Naquele momento, chegou-se até a associar a inflação a um aumento de demanda, devido ao crescimento do gasto público derivado do auxílio emergencial para os mais pobres, durante o isolamento decorrente da pandemia da covid-19. Ali já era claro que a natureza da inflação a tornava pouco sensível à ação do BC. 

Explicamos. Primeiro, houve um brutal choque negativo de oferta decorrente das restrições à circulação de pessoas e de mercadorias em todo o planeta. Cadeias globais de produção se desarticularam bruscamente. O custo do frete marítimo disparou. Esses fatores resultaram em aumento dos custos de produção em escala global. Algo inédito na história do pós-guerra. 

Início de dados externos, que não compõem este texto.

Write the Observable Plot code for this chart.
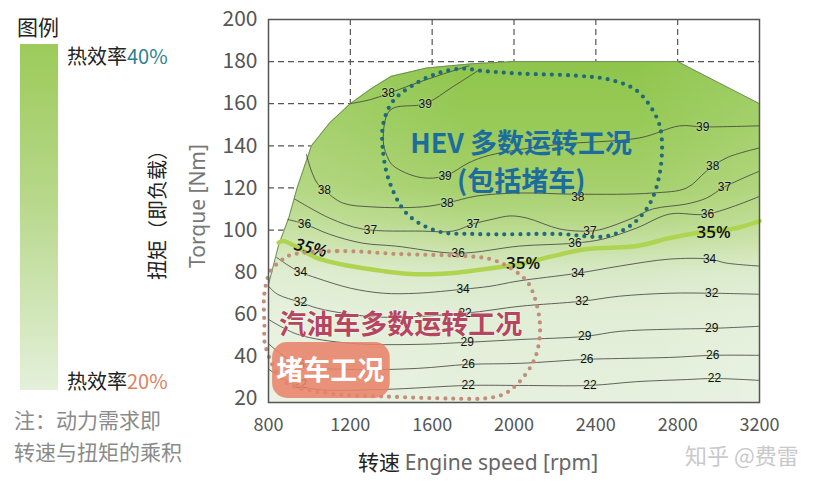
<!DOCTYPE html>
<html>
<head>
<meta charset="utf-8">
<script src="https://cdn.jsdelivr.net/npm/d3@7"></script>
<script src="https://cdn.jsdelivr.net/npm/@observablehq/plot@0.6"></script>
<style>
  html, body { margin: 0; padding: 0; background: #fff; }
  #wrap { position: relative; width: 838px; height: 486px; overflow: hidden;
          font-family: "Noto Sans CJK SC", "Noto Sans", sans-serif; }
  #wrap svg { position: absolute; left: 0; top: 0; }
  .ov { position: absolute; white-space: nowrap; line-height: 1; }
</style>
</head>
<body>
<div id="wrap"></div>
<script>
// ---------------- data ----------------
const speedTicks = [800, 1200, 1600, 2000, 2400, 2800, 3200];
const torqueTicks = [20, 40, 60, 80, 100, 120, 140, 160, 180, 200];
const gridSpeed = [1200, 1600, 2000, 2400, 2800];
const gridTorque = [100, 120, 140, 160, 180];
const torqueMin = 18.1;

// full-load (max torque) boundary [rpm, Nm]
const boundary = [[800,74],[850,93],[900,106],[940,120],[1010,140],[1100,151],[1200,160],[1300,167],[1400,173],[1575,177],[1800,179],[2000,180],[2800,180],[3000,170],[3200,160]];

// efficiency contours [rpm, Nm]
const c39 = [[1824,175.7],[1700,168],[1566,160],[1395,157],[1361,142.4],[1380,135],[1410,130.5],[1541,125],[1663,125.7],[1780,132],[1880,135.5],[2200,140.5],[2615,143.8],[2810,149.5],[2922,149],[3200,149.5]];
const c38top = [[1200,160],[1300,162],[1385,164.8],[1500,169],[1650,174],[1780,178]];
const c38 = [[985,136],[1010,128],[1040,122],[1073,119],[1161,112.9],[1307,111],[1551,111],[1673,112.9],[1820,116.2],[2029,117.6],[2312,117],[2678,117.6],[2844,120],[2941,128],[3039,134.3],[3200,139]];
const c37 = [[927,114.8],[1098,105.7],[1259,100.5],[1551,99.5],[1702,99.5],[1800,102.9],[1898,105.2],[1980,106.7],[2063,105.7],[2224,100.5],[2371,99.5],[2434,100.5],[2580,105.7],[2678,110],[2844,112.4],[2941,115.2],[3029,120.5],[3200,128]];
const c36 = [[895,105],[976,102.9],[1098,98],[1259,93.8],[1420,92.4],[1727,89],[2029,92.4],[2298,93.8],[2434,95.7],[2600,101],[2761,107.6],[2946,107.6],[3200,116]];
const c35 = [[850,94],[873,94.8],[1039,86.7],[1200,82.9],[1361,80.5],[1527,79],[1688,79.5],[1849,81.4],[2029,83.8],[2190,87.6],[2356,91],[2600,92.4],[2761,96.2],[2893,98.6],[3088,101],[3200,104.3]];
const c34 = [[840,87],[900,83],[956,80],[1039,77.1],[1200,72.4],[1361,70],[1527,70],[1751,71.9],[1883,73.3],[2015,75.7],[2312,79.5],[2517,82.9],[2761,86.2],[2956,86.2],[3039,84.3],[3200,82.9]];
const c32 = [[800,73.3],[844,69.5],[956,65.7],[1039,62.9],[1200,60],[1361,58.6],[1761,60.5],[2029,63.8],[2332,66.2],[2517,68.6],[2761,70],[2966,70],[3200,69.5]];
const c29 = [[800,57.6],[941,50.5],[1200,46.2],[1527,45.7],[1771,46.7],[2029,48],[2346,49.5],[2517,51.9],[2761,52.9],[2966,53.3],[3200,54.3]];
const c26 = [[800,46],[946,36.2],[1200,33.8],[1527,34.3],[1776,36.2],[2029,36.7],[2356,38.6],[2517,39],[2761,39.5],[2971,40.5],[3200,40.5]];
const c22 = [[800,34],[922,26.7],[1039,24.3],[1361,24.3],[1776,26.2],[2029,26.2],[2371,26.2],[2600,28],[2844,29],[2980,29.5],[3200,28.6]];

const contourLabels = [
  [1385,164.8,"38"],[1566,160,"39"],[1663,125.7,"39"],[2922,149,"39"],
  [1073,119,"38"],[1673,112.9,"38"],[2312,115.8,"38"],[2971,130.5,"38"],
  [1298,100,"37"],[1800,102.9,"37"],[2371,99.5,"37"],[3029,120.5,"37"],
  [976,102.9,"36"],[1727,89,"36"],[2298,93.8,"36"],[2946,107.6,"36"],
  [956,80,"34"],[1751,71.9,"34"],[2312,79.5,"34"],[2956,86.2,"34"],
  [956,65.7,"32"],[1761,60.5,"32"],[2332,66.2,"32"],[2966,70,"32"],
  [1771,46.7,"29"],[2346,49.5,"29"],[2966,53.3,"29"],
  [946,36.2,"26"],[1776,36.2,"26"],[2356,38.6,"26"],[2971,40.5,"26"],
  [956,27,"22"],[1776,26.2,"22"],[2371,26.2,"22"],[2980,29.5,"22"]
];
const label35 = [[2044,84.3,"35%"],[2976,98.6,"35%"]];
const label35left = [[1005,91.4,"35%"]];

// annotation regions
const hevLoop = [[1361,150.5],[1361,136.2],[1395,121.9],[1478,107.6],[1624,99.5],[1820,98.1],[2224,98.1],[2454,97.1],[2580,102.9],[2663,112.4],[2712,126.7],[2722,143.8],[2698,153.3],[2600,166.2],[2468,171.4],[2307,173.3],[2029,174.3],[1834,175.7],[1751,176.7],[1639,174.8],[1527,170],[1410,161.4]];
const gasLoop = [[907,88.1],[1137,90],[1444,88.6],[1771,87.6],[1883,86.2],[1966,82.9],[2063,75.7],[2102,67.6],[2127,55.2],[2117,43.8],[2088,36.2],[2015,26.7],[1946,21.9],[1849,20],[1688,20],[1361,21],[1102,22.4],[880,28],[785,44.8],[780,55.2],[780,70],[810,80.5],[858,85.2]];
const jamRegion = [{x1: 820, x2: 1395, y1: 20, y2: 46.6}];
const hevNote = [[2035, 133.5, "HEV 多数运转工况\n(包括堵车)"]];
const gasNote = [[1446, 54.7, "汽油车多数运转工况"]];
const jamNote = [[1102, 33, "堵车工况"]];

// ---------------- build ----------------
const contours = [
  ["39", c39], ["38t", c38top], ["38", c38], ["37", c37], ["36", c36],
  ["34", c34], ["32", c32], ["29", c29], ["26", c26], ["22", c22]
].flatMap(([level, pts]) => pts.map(([rpm, t]) => ({level, rpm, t})));

const X = d => d[0], Y = d => d[1], T = d => d[2];
const FONT = "'Noto Sans CJK SC', 'Noto Sans', sans-serif";

const plot = Plot.plot({
  width: 838, height: 486,
  marginLeft: 268, marginRight: 79, marginTop: 19, marginBottom: 84,
  x: {domain: [800, 3200]},
  y: {domain: [torqueMin, 200]},
  style: {fontFamily: FONT, background: "transparent", overflow: "visible"},
  marks: [
    Plot.ruleY(gridTorque, {stroke: "#555", strokeWidth: 1.2, strokeDasharray: "6,4"}),
    Plot.ruleX(gridSpeed, {stroke: "#555", strokeWidth: 1.2, strokeDasharray: "6,4"}),
    Plot.areaY(boundary, {x: X, y1: () => torqueMin, y2: Y, fill: "url(#mapFill)", curve: "linear"}),
    Plot.areaY(boundary, {x: X, y1: () => torqueMin, y2: Y, fill: "url(#mapHaze)", curve: "linear"}),
    Plot.line(boundary, {x: X, y: Y, stroke: "#6f9158", strokeWidth: 1}),
    Plot.line(contours, {x: "rpm", y: "t", z: "level", stroke: "#3d3d3d", strokeWidth: 0.8, curve: "catmull-rom"}),
    Plot.line(c35, {x: X, y: Y, stroke: "#afd450", strokeWidth: 4.5, curve: "catmull-rom"}),
    Plot.text(contourLabels, {x: X, y: Y, text: T, fontSize: 12, fill: "#111", fontFamily: "'Liberation Sans', sans-serif",
      stroke: "#d6e8c0", strokeWidth: 2, strokeOpacity: 0.35}),
    Plot.text(label35, {x: X, y: Y, text: T, fontSize: 17, fontWeight: 600, fill: "#111", fontFamily: "'Open Sans', sans-serif"}),
    Plot.text(label35left, {x: X, y: Y, text: T, fontSize: 17, fontWeight: 600, fontStyle: "italic", rotate: 14, fill: "#111", fontFamily: "'Open Sans', sans-serif"}),
    Plot.line(hevLoop, {x: X, y: Y, curve: "catmull-rom-closed", stroke: "#1f6b79", strokeWidth: 4.2,
      strokeDasharray: "0,8", strokeLinecap: "round"}),
    Plot.line(gasLoop, {x: X, y: Y, curve: "catmull-rom-closed", stroke: "#c48d7a", strokeWidth: 4.2,
      strokeDasharray: "0,8", strokeLinecap: "round"}),
    Plot.rect(jamRegion, {x1: "x1", x2: "x2", y1: "y1", y2: "y2", rx: 15, fill: "#e8836a", fillOpacity: 0.88}),
    Plot.text(jamNote, {x: X, y: Y, text: T, fontSize: 27, fontWeight: "bold", fill: "#fff"}),
    Plot.text(gasNote, {x: X, y: Y, text: T, fontSize: 27, fontWeight: "bold", fill: "#b6455f",
      stroke: "#fff", strokeWidth: 1.5, strokeOpacity: 0.5}),
    Plot.text(hevNote, {x: X, y: Y, text: T, fontSize: 27, fontWeight: "bold", fill: "#1d6c9e", lineHeight: 1.4}),
    Plot.frame({stroke: "#555", strokeWidth: 1.5}),
    Plot.axisX(speedTicks, {tickSize: 0, tickPadding: 16, fontSize: 18, color: "#555", label: null, tickFormat: d => String(d)}),
    Plot.axisY(torqueTicks, {tickSize: 0, tickPadding: 11, fontSize: 21, color: "#555", label: null, tickFormat: d => String(d)})
  ]
});

// gradients for the efficiency map
const ys = plot.scale("y");
const yPix = v => ys.apply(v);
const ns = "http://www.w3.org/2000/svg";
const defs = document.createElementNS(ns, "defs");
const stops = [[180,"#8fc54c"],[150,"#98ca58"],[120,"#a6d06c"],[105,"#b5d885"],[92,"#c8e1a6"],[80,"#d8e9c7"],[60,"#e1eed6"],[torqueMin,"#e6f0de"]];
const g = document.createElementNS(ns, "linearGradient");
g.setAttribute("id", "mapFill");
g.setAttribute("gradientUnits", "userSpaceOnUse");
g.setAttribute("x1", 0); g.setAttribute("x2", 0);
g.setAttribute("y1", yPix(180)); g.setAttribute("y2", yPix(torqueMin));
stops.forEach(([t, c]) => {
  const s = document.createElementNS(ns, "stop");
  s.setAttribute("offset", (180 - t) / (180 - torqueMin));
  s.setAttribute("stop-color", c);
  g.appendChild(s);
});
defs.appendChild(g);
const h = document.createElementNS(ns, "linearGradient");
h.setAttribute("id", "mapHaze");
h.setAttribute("x1", 0); h.setAttribute("x2", 1); h.setAttribute("y1", 0); h.setAttribute("y2", 0);
[[0, 0.18], [0.4, 0.0], [0.75, 0.0], [1, 0.12]].forEach(([o, a]) => {
  const s = document.createElementNS(ns, "stop");
  s.setAttribute("offset", o);
  s.setAttribute("stop-color", "#ffffff");
  s.setAttribute("stop-opacity", a);
  h.appendChild(s);
});
defs.appendChild(h);
plot.insertBefore(defs, plot.firstChild);

const wrap = document.getElementById("wrap");
wrap.appendChild(plot);

// overlays: legend, axis titles, notes
function ov(html, style) {
  const d = document.createElement("div");
  d.className = "ov";
  d.innerHTML = html;
  d.setAttribute("style", style);
  wrap.appendChild(d);
}
ov("图例", "left:17px; top:16px; font-size:21px; color:#222;");
ov("", "left:20px; top:44px; width:38px; height:346px; background:linear-gradient(#9ccb5a, #b7d88a 45%, #e4f0da);");
ov('热效率<span style="color:#2f7f91">40%</span>', "left:67px; top:46px; font-size:20px; color:#222;");
ov('热效率<span style="color:#e0805f">20%</span>', "left:67px; top:371px; font-size:20px; color:#222;");
ov("注：动力需求即", "left:14px; top:409px; font-size:21px; color:#8a8a8a;");
ov("转速与扭矩的乘积", "left:14px; top:441px; font-size:21px; color:#8a8a8a;");
ov("扭矩（即负载）", "left:157px; top:210px; font-size:20px; color:#222; transform:translate(-50%,-50%) rotate(-90deg);");
ov("Torque [Nm]", "left:197px; top:206px; font-size:21px; color:#777; font-family:'Noto Sans',sans-serif; transform:translate(-50%,-50%) rotate(-90deg);");
ov('转速 <span style="color:#666; font-family:\'Noto Sans\',sans-serif">Engine speed [rpm]</span>', "left:358px; top:451px; font-size:21px; color:#222;");
ov("知乎 @费雷", "left:685px; top:443px; font-size:22px; color:#c9c9c9;");
</script>
</body>
</html>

Assim, encerrou-se uma era muito benigna para a inflação, cujas origens remontam aos anos 1990. Neste período, o processo de globalização avançou e se constituíram as cadeias globais de produção. A China tornou-se uma grande exportadora, forçando preços para baixo. Com a crise norte-americana do subprime, o fantasma da inflação sai de cena e quem passou a assombrar os países desenvolvidos foi a deflação. 

Ademais, para piorar esse quadro somam-se dois fatores. O real passou por um intenso processo de desvalorização, com efeitos inflacionários por nós bem conhecidos. Houve expressivo aumento da demanda externa por alimentos, o que elevou o preço de uma série de commodities, originando no Brasil a inflação dos alimentos – recorrentes vilões da alta do IPCA, como no último mês.

A fé cega do BC em uma teoria da inflação equivocada obsoleta não lhe permite entender a complexidade do processo inflacionário em curso e vislumbrar outra forma de combatê-lo. É bem verdade, contudo, que essa tarefa não deveria ser exclusiva de um banco central, uma vez que envolve uma gama de políticas.

Enquanto a atual estratégia de combate à inflação não for substituída por um arcabouço mais amplo, que combine medidas monetárias (a cargo do BC) com medidas do lado real da economia (a cargo do Ministério da Economia e demais), a inflação não cederá de forma expressiva e os juros, fatalmente, seguirão nas alturas. Continuaremos a apresentar juros, inflação e desemprego de dois dígitos – e crescimento próximo a zero.

Há que se ressaltar: o receituário que propomos não é nada novo. Os estruturalistas Latino-americanos reunidos da Comissão Econômica para a América Latina (Cepal) da ONU, como Oswaldo Sunkel, há muito tempo já separavam os fatores “estruturais” – não monetários ou reais – dos fatores “propagadores” da inflação.

Sunkel, escrevendo em 1958, segue atual e acertado: “É necessário, pois, começar a superar os tradicionais enfoques de curto prazo com que se costumava analisar a inflação de nossos países […] A verdade é que a inflação não ocorre no vácuo, mas, sim, dentro do marco histórico, social, político e institucional do país. […] As fontes subjacentes da inflação nos países pouco desenvolvidos encontram-se nos problemas básicos do desenvolvimento econômico, nas características estruturais que apresenta o sistema produtivo desses países”. 

Desde 2016, foi implantado um marco institucional de política econômica que inviabiliza o uso de estratégias mais amplas de combate à inflação. É preciso sair dessa armadilha e adotar novas respostas, sob pena de alongar ainda mais a depressão brasileira.